I plan to stay in as yet some undecided Spanish campsite from late June- early aug, some 6 weeks or so.
It will be on the coast as Im going there to kitesurf
There will be only me in my camper
Im unlikely to use campsite facilities excepthook-up, shower & loo & perhaps buy a few beers
What would be a fair price per night?
I would suggest a great price would be 15 euro @ nt but may find it might be more expensive than that!!!!

I will be staying in mar menor area


----------



## pippin (Nov 15, 2007)

I suspect your chances of getting the price down will depend greatly on your ability to speak SPANISH!!

They are past masters at haggling - we Brits never get the chance to hone our skills at the art.


----------



## steco1958 (Mar 5, 2009)

Yes it can be done, but as stated you will need a little Spanish to even attempt it.

Also €15.00 per night, you are having a laugh, anywhere near the costas in July Aug, and your probably looking at double that price.


----------



## lifestyle (Apr 27, 2008)

Yes,having a laugh, paid 43 euros per night last summer,and the site was full.
Good luck

Les


----------



## hymerbeliever (May 8, 2009)

Spanish sites are full of Spanish people with massive tents who decamp to a campsite over the summer to get away from those dreadful flats you see in the cities.

Often the tents are vacated in the week whilst they return to work or sometimes just the wife, kids and grandma are left behind. Whatever, they'll be getting seasonal rates which tourers wont get and the campsites will be rammed.

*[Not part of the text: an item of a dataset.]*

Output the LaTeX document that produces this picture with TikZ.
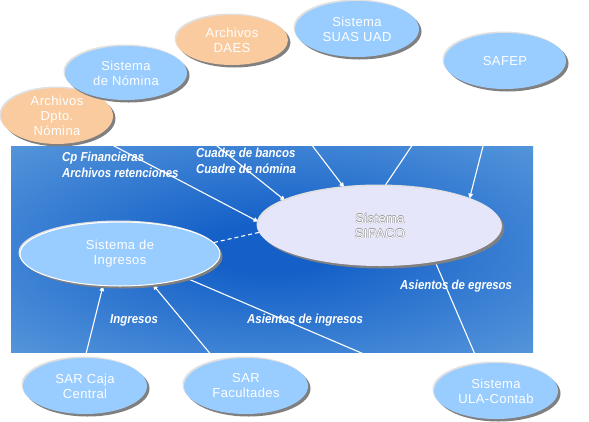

Do you realise just how hot it gets down there in August?


----------



## hymerbeliever (May 8, 2009)

These are quite nice sites right on the beach in Oliva: we've windsurfed from there.

http://www.eurocamping-es.com/eurocamping/camping/web_php/index.php

http://www.kikopark.com/camping/index.asp#


----------



## CandA (May 1, 2005)

For kitesurfing I suspect you are thinking of the Tarifa coast? If not, why not - give it a go. I agree that the owners won't be too keen on lowering their prices but you've more chance the longer you stay. Six weeks should earn you some brownie points


----------



## DTPCHEMICALS (Jul 24, 2006)

Spanish reduce price in the current climate maybe early or late in the season Peak season not much chance amigo

Try this Spanish
Hola mi amigo. Estoy deseando permanecer durante seis semanas en su campamento. ¿Podría usted darme una oferta por favor.
English
Hello my friend i would like to stay on your campsite for six weeks. Would you give me a discount please.

Dave p


----------



## hogan (Oct 31, 2006)

If your Spanish is limited I would start off by asking how much a night it is.
Then ask how much a night it is for 6 weeks if the price is the same or poor discount just shrug your shoulders and walk away.I am sure that they will re negotiate a better price.
But dont expect to be any where near €15 p/n.


----------